Who are the team and what do they bring?

  • Matthew Booker (Bristol Medical School) is a researcher specialising in primary care and advanced emergency care. They are a member of the University of Bristol AED provision working group which seeks  to review and implement new strategy for automated external defibrillator (AED) provision across the University campuses.
  • Helen Baxter (Bristol Medical School) is a researcher specialising in knowledge mobilisation techniques and mechanisms. She works to enhance the existing practice in knowledge mobilisation and implementation. Helen has a particular focus on mental health research, as well as her ongoing interest and collaborations in the field of urgent care. She is also a member of the AED provision working group.
  • Sarah Allsop (Bristol Medical School) is a medical academic, with 12 years’ teaching and leadership experience in medical and anatomy education, and a background as an NHS doctor. She is a specialist in curriculum review leadership, development and design.
  • Associate Clinical Director (Research, St John Ambulance)
  • Partners from the Resuscitation for Medical Disciplines (RMD) collaboration at Bristol
  • Research in Urgent Care, Avon Collaborative Hub (REACH)

What is to come?

One outcome will be the curation of a research group dedicated to the topic of creatively exploring emergency response. The team will collaborate locally with researchers already established at Bristol, including those who came together for the intial Ideas Exchange workshops. A Knowledge Mobilisation practitioner will oversee the curation of growth in this group and provide a channel for co-creation with a group of energised public contributors.  

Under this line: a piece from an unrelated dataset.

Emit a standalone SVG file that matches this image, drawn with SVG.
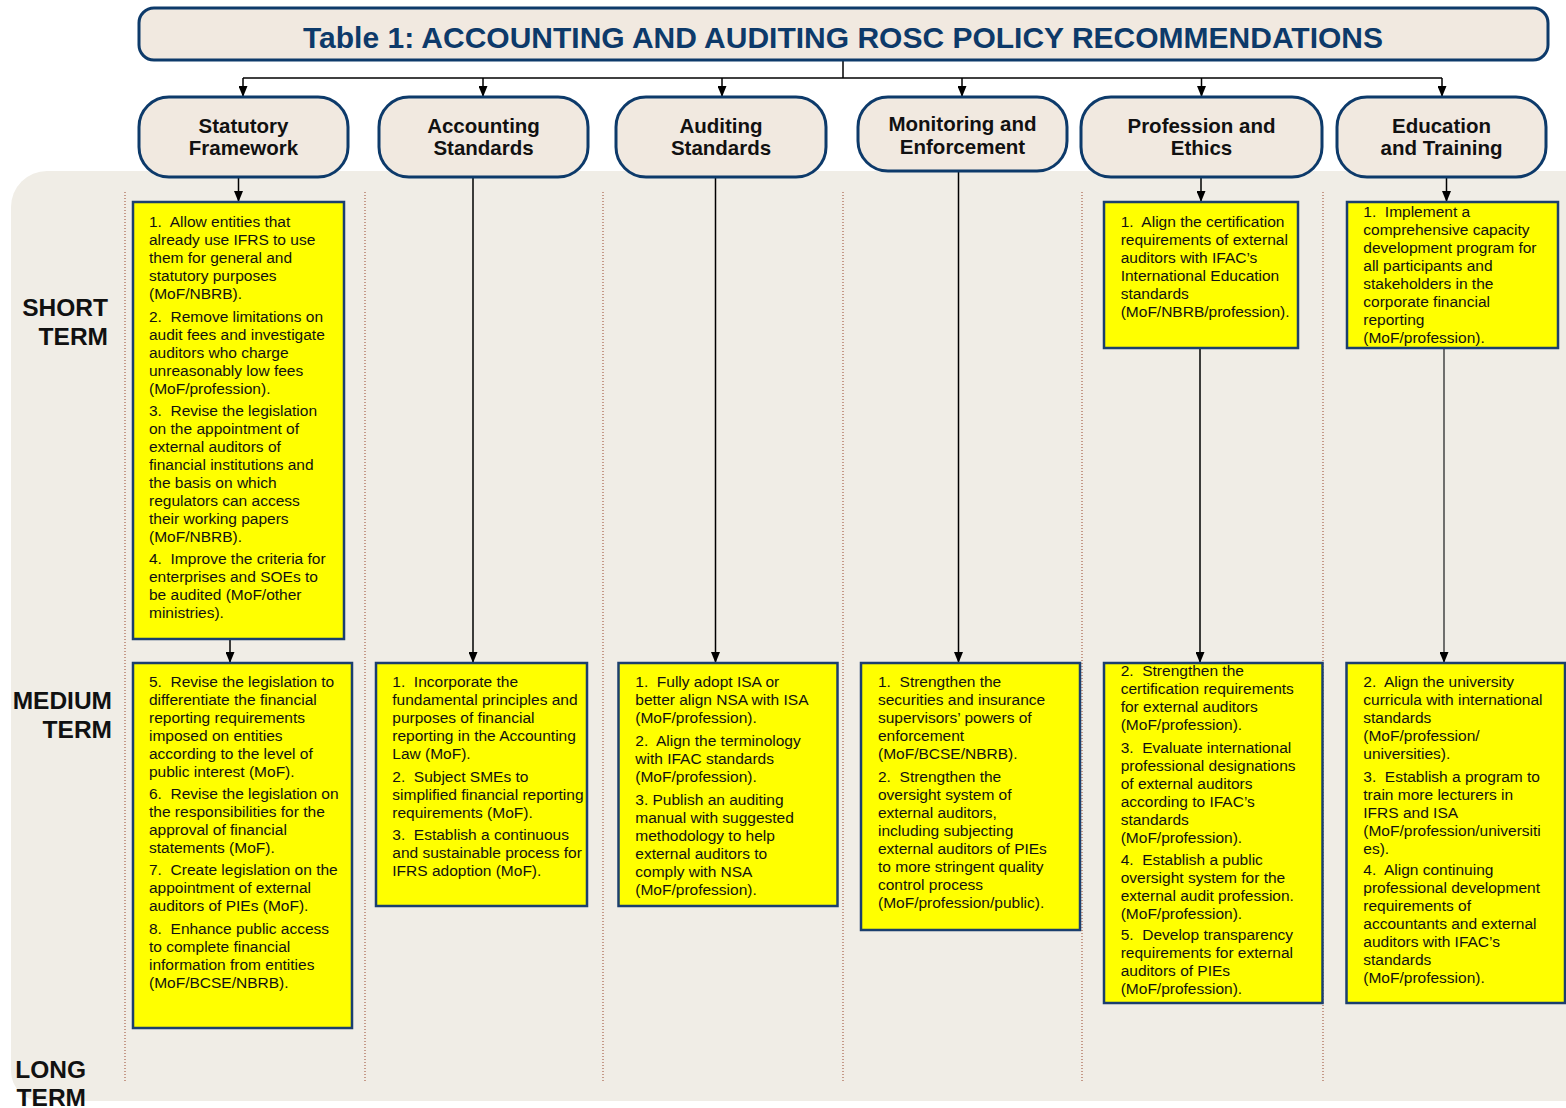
<svg xmlns="http://www.w3.org/2000/svg" width="1566" height="1108" viewBox="0 0 1566 1108">
  <style>
    .panel { fill: #f0ede6; }
    .title-box { fill: #f1e9e0; stroke: #0d3a6a; stroke-width: 3; }
    .title { font-family: "Liberation Sans", Arial, sans-serif; font-weight: bold; font-size: 30px; fill: #0d3a6a; text-anchor: middle; }
    .head-box { fill: #f1e9e0; stroke: #0d3a6a; stroke-width: 3; }
    .head { font-family: "Liberation Sans", Arial, sans-serif; font-weight: bold; font-size: 20.5px; fill: #111; text-anchor: middle; }
    .term { font-family: "Liberation Sans", Arial, sans-serif; font-weight: bold; font-size: 24.5px; fill: #111; text-anchor: end; }
    .rec-box { fill: #ffff00; stroke: #1b3f6e; stroke-width: 2.5; }
    .rec { font-family: "Liberation Sans", Arial, sans-serif; font-size: 15.5px; fill: #111; white-space: pre; }
    .sep { stroke: #b77f6b; stroke-width: 1.5; stroke-dasharray: 1 2; fill: none; }
    .link { stroke: #000; stroke-width: 1.5; fill: none; }
    .link-arrow { stroke: #000; stroke-width: 1.5; fill: none; marker-end: url(#arrow); }
  </style>
  <defs>
    <marker id="arrow" viewBox="0 0 10 10" refX="10" refY="5" markerWidth="11" markerHeight="9" markerUnits="userSpaceOnUse" orient="auto" preserveAspectRatio="none">
      <path d="M0,0 L10,5 L0,10 Z" fill="#000"/>
    </marker>
  </defs>

  <!-- background band holding the term rows -->
  <path class="panel" d="M47 171 H1570 V1101 H41 A30 30 0 0 1 11 1071 V207 A36 36 0 0 1 47 171 Z"/>

  <!-- column separators -->
  <g id="separators">
    <line class="sep" x1="125" y1="192" x2="125" y2="1081"/>
    <line class="sep" x1="365" y1="192" x2="365" y2="1081"/>
    <line class="sep" x1="603" y1="192" x2="603" y2="1081"/>
    <line class="sep" x1="843" y1="192" x2="843" y2="1081"/>
    <line class="sep" x1="1082" y1="192" x2="1082" y2="1081"/>
    <line class="sep" x1="1323" y1="192" x2="1323" y2="1081"/>
  </g>

  <!-- row labels -->
  <g id="term-labels">
    <text class="term" x="108" y="316">SHORT</text>
    <text class="term" x="108" y="345">TERM</text>
    <text class="term" x="112" y="709">MEDIUM</text>
    <text class="term" x="112" y="738">TERM</text>
    <text class="term" x="86" y="1078">LONG</text>
    <text class="term" x="86" y="1106">TERM</text>
  </g>

  <!-- connectors -->
  <g id="connectors">
    <line class="link" x1="843" y1="60" x2="843" y2="78"/>
    <line class="link" x1="243" y1="78" x2="1442" y2="78"/>
    <line class="link-arrow" x1="243" y1="78" x2="243" y2="97"/>
    <line class="link-arrow" x1="483" y1="78" x2="483" y2="97"/>
    <line class="link-arrow" x1="722" y1="78" x2="722" y2="97"/>
    <line class="link-arrow" x1="962" y1="78" x2="962" y2="97"/>
    <line class="link-arrow" x1="1201.5" y1="78" x2="1201.5" y2="97"/>
    <line class="link-arrow" x1="1442" y1="78" x2="1442" y2="97"/>

    <line class="link-arrow" x1="238.5" y1="178" x2="238.5" y2="202"/>
    <line class="link-arrow" x1="230" y1="639" x2="230" y2="663"/>
    <line class="link-arrow" x1="473" y1="178" x2="473" y2="663"/>
    <line class="link-arrow" x1="715.5" y1="178" x2="715.5" y2="663"/>
    <line class="link-arrow" x1="958.5" y1="172" x2="958.5" y2="663"/>
    <line class="link-arrow" x1="1201" y1="178" x2="1201" y2="202"/>
    <line class="link-arrow" x1="1200" y1="348" x2="1200" y2="663"/>
    <line class="link-arrow" x1="1446.5" y1="178" x2="1446.5" y2="202"/>
    <line class="link-arrow" x1="1444" y1="348" x2="1444" y2="663" style="stroke:#444"/>
  </g>

  <!-- title -->
  <g id="title">
    <rect class="title-box" x="139" y="8" width="1409" height="52" rx="15"/>
    <text class="title" x="843" y="48">Table 1: ACCOUNTING AND AUDITING ROSC POLICY RECOMMENDATIONS</text>
  </g>

  <!-- category headers -->
  <g id="head-statutory">
    <rect class="head-box" x="139" y="97" width="209" height="80" rx="30"/>
    <text class="head" x="243.5" y="133">Statutory</text>
    <text class="head" x="243.5" y="155">Framework</text>
  </g>
  <g id="head-accounting">
    <rect class="head-box" x="379" y="97" width="209" height="80" rx="30"/>
    <text class="head" x="483.5" y="133">Accounting</text>
    <text class="head" x="483.5" y="155">Standards</text>
  </g>
  <g id="head-auditing">
    <rect class="head-box" x="616" y="97" width="210" height="80" rx="30"/>
    <text class="head" x="721" y="133">Auditing</text>
    <text class="head" x="721" y="155">Standards</text>
  </g>
  <g id="head-monitoring">
    <rect class="head-box" x="858" y="97" width="209" height="74" rx="30"/>
    <text class="head" x="962.5" y="131">Monitoring and</text>
    <text class="head" x="962.5" y="154">Enforcement</text>
  </g>
  <g id="head-profession">
    <rect class="head-box" x="1081" y="97" width="241" height="80" rx="30"/>
    <text class="head" x="1201.5" y="133">Profession and</text>
    <text class="head" x="1201.5" y="155">Ethics</text>
  </g>
  <g id="head-education">
    <rect class="head-box" x="1337" y="97" width="209" height="80" rx="30"/>
    <text class="head" x="1441.5" y="133">Education</text>
    <text class="head" x="1441.5" y="155">and Training</text>
  </g>

  <!-- Statutory Framework: short term -->
  <g id="rec-statutory-short">
    <rect class="rec-box" x="133" y="202" width="211" height="437"/>
    <text class="rec">
      <tspan x="149" y="227">1.  Allow entities that</tspan>
      <tspan x="149" y="245">already use IFRS to use</tspan>
      <tspan x="149" y="263">them for general and</tspan>
      <tspan x="149" y="281">statutory purposes</tspan>
      <tspan x="149" y="299">(MoF/NBRB).</tspan>
      <tspan x="149" y="322">2.  Remove limitations on</tspan>
      <tspan x="149" y="340">audit fees and investigate</tspan>
      <tspan x="149" y="358">auditors who charge</tspan>
      <tspan x="149" y="376">unreasonably low fees</tspan>
      <tspan x="149" y="394">(MoF/profession).</tspan>
      <tspan x="149" y="416">3.  Revise the legislation</tspan>
      <tspan x="149" y="434">on the appointment of</tspan>
      <tspan x="149" y="452">external auditors of</tspan>
      <tspan x="149" y="470">financial institutions and</tspan>
      <tspan x="149" y="488">the basis on which</tspan>
      <tspan x="149" y="506">regulators can access</tspan>
      <tspan x="149" y="524">their working papers</tspan>
      <tspan x="149" y="542">(MoF/NBRB).</tspan>
      <tspan x="149" y="564">4.  Improve the criteria for</tspan>
      <tspan x="149" y="582">enterprises and SOEs to</tspan>
      <tspan x="149" y="600">be audited (MoF/other</tspan>
      <tspan x="149" y="618">ministries).</tspan>
    </text>
  </g>

  <!-- Statutory Framework: medium term -->
  <g id="rec-statutory-medium">
    <rect class="rec-box" x="133" y="663" width="219" height="365"/>
    <text class="rec">
      <tspan x="149" y="686.7">5.  Revise the legislation to</tspan>
      <tspan x="149" y="704.7">differentiate the financial</tspan>
      <tspan x="149" y="722.7">reporting requirements</tspan>
      <tspan x="149" y="740.7">imposed on entities</tspan>
      <tspan x="149" y="758.7">according to the level of</tspan>
      <tspan x="149" y="776.7">public interest (MoF).</tspan>
      <tspan x="149" y="799.3">6.  Revise the legislation on</tspan>
      <tspan x="149" y="817.3">the responsibilities for the</tspan>
      <tspan x="149" y="835.3">approval of financial</tspan>
      <tspan x="149" y="853.3">statements (MoF).</tspan>
      <tspan x="149" y="875">7.  Create legislation on the</tspan>
      <tspan x="149" y="893">appointment of external</tspan>
      <tspan x="149" y="911">auditors of PIEs (MoF).</tspan>
      <tspan x="149" y="934.3">8.  Enhance public access</tspan>
      <tspan x="149" y="952.3">to complete financial</tspan>
      <tspan x="149" y="970.3">information from entities</tspan>
      <tspan x="149" y="988.3">(MoF/BCSE/NBRB).</tspan>
    </text>
  </g>

  <!-- Accounting Standards: medium term -->
  <g id="rec-accounting-medium">
    <rect class="rec-box" x="376" y="663" width="211" height="243"/>
    <text class="rec">
      <tspan x="392.3" y="686.7">1.  Incorporate the</tspan>
      <tspan x="392.3" y="704.7">fundamental principles and</tspan>
      <tspan x="392.3" y="722.7">purposes of financial</tspan>
      <tspan x="392.3" y="740.7">reporting in the Accounting</tspan>
      <tspan x="392.3" y="758.7">Law (MoF).</tspan>
      <tspan x="392.3" y="781.7">2.  Subject SMEs to</tspan>
      <tspan x="392.3" y="799.7">simplified financial reporting</tspan>
      <tspan x="392.3" y="817.7">requirements (MoF).</tspan>
      <tspan x="392.3" y="840">3.  Establish a continuous</tspan>
      <tspan x="392.3" y="858">and sustainable process for</tspan>
      <tspan x="392.3" y="876">IFRS adoption (MoF).</tspan>
    </text>
  </g>

  <!-- Auditing Standards: medium term -->
  <g id="rec-auditing-medium">
    <rect class="rec-box" x="618.5" y="663" width="219" height="243"/>
    <text class="rec">
      <tspan x="635.3" y="686.7">1.  Fully adopt ISA or</tspan>
      <tspan x="635.3" y="704.7">better align NSA with ISA</tspan>
      <tspan x="635.3" y="722.7">(MoF/profession).</tspan>
      <tspan x="635.3" y="745.7">2.  Align the terminology</tspan>
      <tspan x="635.3" y="763.7">with IFAC standards</tspan>
      <tspan x="635.3" y="781.7">(MoF/profession).</tspan>
      <tspan x="635.3" y="805">3. Publish an auditing</tspan>
      <tspan x="635.3" y="823">manual with suggested</tspan>
      <tspan x="635.3" y="841">methodology to help</tspan>
      <tspan x="635.3" y="859">external auditors to</tspan>
      <tspan x="635.3" y="877">comply with NSA</tspan>
      <tspan x="635.3" y="895">(MoF/profession).</tspan>
    </text>
  </g>

  <!-- Monitoring and Enforcement: medium term -->
  <g id="rec-monitoring-medium">
    <rect class="rec-box" x="861" y="663" width="219" height="267"/>
    <text class="rec">
      <tspan x="878" y="686.7">1.  Strengthen the</tspan>
      <tspan x="878" y="704.7">securities and insurance</tspan>
      <tspan x="878" y="722.7">supervisors’ powers of</tspan>
      <tspan x="878" y="740.7">enforcement</tspan>
      <tspan x="878" y="758.7">(MoF/BCSE/NBRB).</tspan>
      <tspan x="878" y="781.7">2.  Strengthen the</tspan>
      <tspan x="878" y="799.7">oversight system of</tspan>
      <tspan x="878" y="817.7">external auditors,</tspan>
      <tspan x="878" y="835.7">including subjecting</tspan>
      <tspan x="878" y="853.7">external auditors of PIEs</tspan>
      <tspan x="878" y="871.7">to more stringent quality</tspan>
      <tspan x="878" y="889.7">control process</tspan>
      <tspan x="878" y="907.7">(MoF/profession/public).</tspan>
    </text>
  </g>

  <!-- Profession and Ethics: short term -->
  <g id="rec-profession-short">
    <rect class="rec-box" x="1104" y="202" width="194" height="146"/>
    <text class="rec">
      <tspan x="1120.7" y="226.7">1.  Align the certification</tspan>
      <tspan x="1120.7" y="244.7">requirements of external</tspan>
      <tspan x="1120.7" y="262.7">auditors with IFAC’s</tspan>
      <tspan x="1120.7" y="280.7">International Education</tspan>
      <tspan x="1120.7" y="298.7">standards</tspan>
      <tspan x="1120.7" y="316.7">(MoF/NBRB/profession).</tspan>
    </text>
  </g>

  <!-- Profession and Ethics: medium term -->
  <g id="rec-profession-medium">
    <rect class="rec-box" x="1104" y="663" width="218.5" height="340"/>
    <text class="rec">
      <tspan x="1120.7" y="676">2.  Strengthen the</tspan>
      <tspan x="1120.7" y="694">certification requirements</tspan>
      <tspan x="1120.7" y="712">for external auditors</tspan>
      <tspan x="1120.7" y="730">(MoF/profession).</tspan>
      <tspan x="1120.7" y="753.3">3.  Evaluate international</tspan>
      <tspan x="1120.7" y="771.3">professional designations</tspan>
      <tspan x="1120.7" y="789.3">of external auditors</tspan>
      <tspan x="1120.7" y="807.3">according to IFAC’s</tspan>
      <tspan x="1120.7" y="825.3">standards</tspan>
      <tspan x="1120.7" y="843.3">(MoF/profession).</tspan>
      <tspan x="1120.7" y="865">4.  Establish a public</tspan>
      <tspan x="1120.7" y="883">oversight system for the</tspan>
      <tspan x="1120.7" y="901">external audit profession.</tspan>
      <tspan x="1120.7" y="919">(MoF/profession).</tspan>
      <tspan x="1120.7" y="940">5.  Develop transparency</tspan>
      <tspan x="1120.7" y="958">requirements for external</tspan>
      <tspan x="1120.7" y="976">auditors of PIEs</tspan>
      <tspan x="1120.7" y="994">(MoF/profession).</tspan>
    </text>
  </g>

  <!-- Education and Training: short term -->
  <g id="rec-education-short">
    <rect class="rec-box" x="1347" y="202" width="211" height="146"/>
    <text class="rec">
      <tspan x="1363.3" y="217.3">1.  Implement a</tspan>
      <tspan x="1363.3" y="235.3">comprehensive capacity</tspan>
      <tspan x="1363.3" y="253.3">development program for</tspan>
      <tspan x="1363.3" y="271.3">all participants and</tspan>
      <tspan x="1363.3" y="289.3">stakeholders in the</tspan>
      <tspan x="1363.3" y="307.3">corporate financial</tspan>
      <tspan x="1363.3" y="325.3">reporting</tspan>
      <tspan x="1363.3" y="343.3">(MoF/profession).</tspan>
    </text>
  </g>

  <!-- Education and Training: medium term -->
  <g id="rec-education-medium">
    <rect class="rec-box" x="1346.5" y="663" width="218.5" height="340"/>
    <text class="rec">
      <tspan x="1363.3" y="686.7">2.  Align the university</tspan>
      <tspan x="1363.3" y="704.7">curricula with international</tspan>
      <tspan x="1363.3" y="722.7">standards</tspan>
      <tspan x="1363.3" y="740.7">(MoF/profession/</tspan>
      <tspan x="1363.3" y="758.7">universities).</tspan>
      <tspan x="1363.3" y="781.7">3.  Establish a program to</tspan>
      <tspan x="1363.3" y="799.7">train more lecturers in</tspan>
      <tspan x="1363.3" y="817.7">IFRS and ISA</tspan>
      <tspan x="1363.3" y="835.7">(MoF/profession/universiti</tspan>
      <tspan x="1363.3" y="853.7">es).</tspan>
      <tspan x="1363.3" y="875">4.  Align continuing</tspan>
      <tspan x="1363.3" y="893">professional development</tspan>
      <tspan x="1363.3" y="911">requirements of</tspan>
      <tspan x="1363.3" y="929">accountants and external</tspan>
      <tspan x="1363.3" y="947">auditors with IFAC’s</tspan>
      <tspan x="1363.3" y="965">standards</tspan>
      <tspan x="1363.3" y="983">(MoF/profession).</tspan>
    </text>
  </g>
</svg>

In keeping with the creative arts theme, the team will look to summarise the work of the project using one of these media, as a tangible example of how creativity can catalyse the evidence base in this field.  Just as people have an innate emotional reaction to the prospect needing to act in an emergency, they have an intrinsic response to the expressive arts. The team want to understand what expressive art can help us understand about the science of ergonomics and human factors in these situations, and what the future can be.